Data segment:

┌────────

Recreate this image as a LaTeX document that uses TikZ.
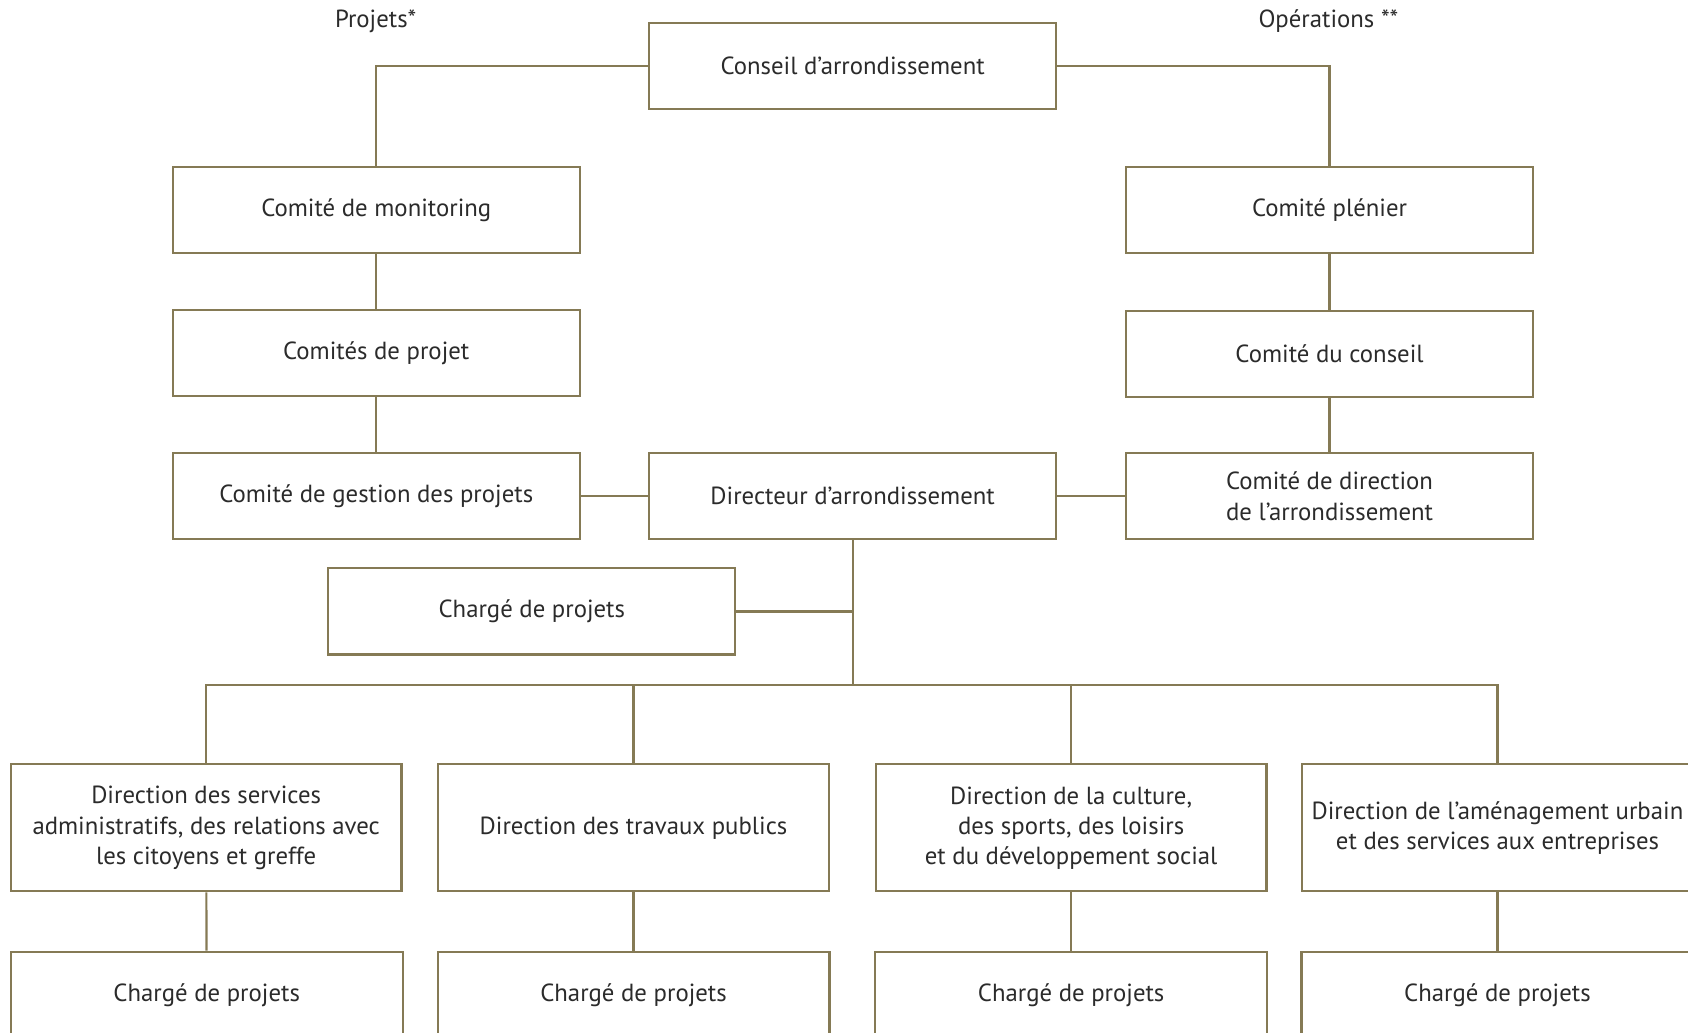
\documentclass[tikz,border=0pt]{standalone}
\usepackage{fontspec}
\setmainfont{PT Sans}
\usepackage{tikz,xcolor}
\usetikzlibrary{positioning}

\definecolor{olive}{HTML}{857A55}
\definecolor{ink}{HTML}{2B2B2B}

\tikzset{
  org/.style={draw=olive, line width=1pt, fill=white, text=ink, inner sep=0pt,
    minimum width=189pt, minimum height=40pt, align=center,
    font=\fontsize{11.5}{14}\selectfont},
  dir/.style={org, minimum width=181.5pt, minimum height=59pt},
  cdp/.style={org, minimum width=182pt},
  head/.style={text=ink, font=\fontsize{11.5}{14}\selectfont},
  link/.style={draw=olive, line width=1pt}
}

\begin{document}
\begin{tikzpicture}[x=0.5pt, y=-0.5pt]
\useasboundingbox (0,0) rectangle (1568,959);

\node[head] (projets) at (349,20) {Projets*};
\node[head] (operations) at (1234,20) {Opérations **};

\node[org] (conseil) at (792,61) {Conseil d'arrondissement};

% projets
\node[org] (monit)   at (349.5,195) {Comité de monitoring};
\node[org] (cprojet) at (349.5,328) {Comités de projet};
\node[org] (gestion) at (349.5,461) {Comité de gestion des projets};

% operations
\node[org] (plenier)  at (1235,195) {Comité plénier};
\node[org] (cconseil) at (1235,329) {Comité du conseil};
\node[org] (cdir)     at (1235,461) {Comité de direction\\de l'arrondissement};

\node[org] (directeur) at (792,461) {Directeur d'arrondissement};
\node[org] (charge)    at (494,568) {Chargé de projets};

\node[dir] (d1) at (191.5,769) {Direction des services\\administratifs, des relations avec\\les citoyens et greffe};
\node[dir] (d2) at (588.5,769) {Direction des travaux publics};
\node[dir] (d3) at (995,769) {Direction de la culture,\\des sports, des loisirs\\et du développement social};
\node[dir] (d4) at (1391,769) {Direction de l'aménagement urbain\\et des services aux entreprises};

\node[cdp] (c1) at (192,924) {Chargé de projets};
\node[cdp] (c2) at (588.5,924) {Chargé de projets};
\node[cdp] (c3) at (995,924) {Chargé de projets};
\node[cdp] (c4) at (1391,924) {Chargé de projets};

\coordinate (bus) at (792,636);

\draw[link] (conseil.west) -| (monit.north);
\draw[link] (conseil.east) -| (plenier.north);
\draw[link] (monit) -- (cprojet) -- (gestion);
\draw[link] (plenier) -- (cconseil) -- (cdir);
\draw[link] (gestion) -- (directeur) -- (cdir);
\draw[link] (directeur.south) -- (bus);
\draw[link] (charge.east) -- (charge.east -| bus);
\draw[link] (d1.north) |- (bus) -| (d4.north);
\draw[link] (d2.north) -- (d2.north |- bus);
\draw[link] (d3.north) -- (d3.north |- bus);

\foreach \d/\c in {d1/c1, d2/c2, d3/c3, d4/c4}
  \draw[link] (\d) -- (\c);

\end{tikzpicture}
\end{document}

└────────

All of the material above needs to be restated exactly, with no pictures.

Finished answer:
Recreate this image as a LaTeX document that uses TikZ.
\documentclass[tikz,border=0pt]{standalone}
\usepackage{fontspec}
\setmainfont{PT Sans}
\usepackage{tikz,xcolor}
\usetikzlibrary{positioning}

\definecolor{olive}{HTML}{857A55}
\definecolor{ink}{HTML}{2B2B2B}

\tikzset{
  org/.style={draw=olive, line width=1pt, fill=white, text=ink, inner sep=0pt,
    minimum width=189pt, minimum height=40pt, align=center,
    font=\fontsize{11.5}{14}\selectfont},
  dir/.style={org, minimum width=181.5pt, minimum height=59pt},
  cdp/.style={org, minimum width=182pt},
  head/.style={text=ink, font=\fontsize{11.5}{14}\selectfont},
  link/.style={draw=olive, line width=1pt}
}

\begin{document}
\begin{tikzpicture}[x=0.5pt, y=-0.5pt]
\useasboundingbox (0,0) rectangle (1568,959);

\node[head] (projets) at (349,20) {Projets*};
\node[head] (operations) at (1234,20) {Opérations **};

\node[org] (conseil) at (792,61) {Conseil d'arrondissement};

% projets
\node[org] (monit)   at (349.5,195) {Comité de monitoring};
\node[org] (cprojet) at (349.5,328) {Comités de projet};
\node[org] (gestion) at (349.5,461) {Comité de gestion des projets};

% operations
\node[org] (plenier)  at (1235,195) {Comité plénier};
\node[org] (cconseil) at (1235,329) {Comité du conseil};
\node[org] (cdir)     at (1235,461) {Comité de direction\\de l'arrondissement};

\node[org] (directeur) at (792,461) {Directeur d'arrondissement};
\node[org] (charge)    at (494,568) {Chargé de projets};

\node[dir] (d1) at (191.5,769) {Direction des services\\administratifs, des relations avec\\les citoyens et greffe};
\node[dir] (d2) at (588.5,769) {Direction des travaux publics};
\node[dir] (d3) at (995,769) {Direction de la culture,\\des sports, des loisirs\\et du développement social};
\node[dir] (d4) at (1391,769) {Direction de l'aménagement urbain\\et des services aux entreprises};

\node[cdp] (c1) at (192,924) {Chargé de projets};
\node[cdp] (c2) at (588.5,924) {Chargé de projets};
\node[cdp] (c3) at (995,924) {Chargé de projets};
\node[cdp] (c4) at (1391,924) {Chargé de projets};

\coordinate (bus) at (792,636);

\draw[link] (conseil.west) -| (monit.north);
\draw[link] (conseil.east) -| (plenier.north);
\draw[link] (monit) -- (cprojet) -- (gestion);
\draw[link] (plenier) -- (cconseil) -- (cdir);
\draw[link] (gestion) -- (directeur) -- (cdir);
\draw[link] (directeur.south) -- (bus);
\draw[link] (charge.east) -- (charge.east -| bus);
\draw[link] (d1.north) |- (bus) -| (d4.north);
\draw[link] (d2.north) -- (d2.north |- bus);
\draw[link] (d3.north) -- (d3.north |- bus);

\foreach \d/\c in {d1/c1, d2/c2, d3/c3, d4/c4}
  \draw[link] (\d) -- (\c);

\end{tikzpicture}
\end{document}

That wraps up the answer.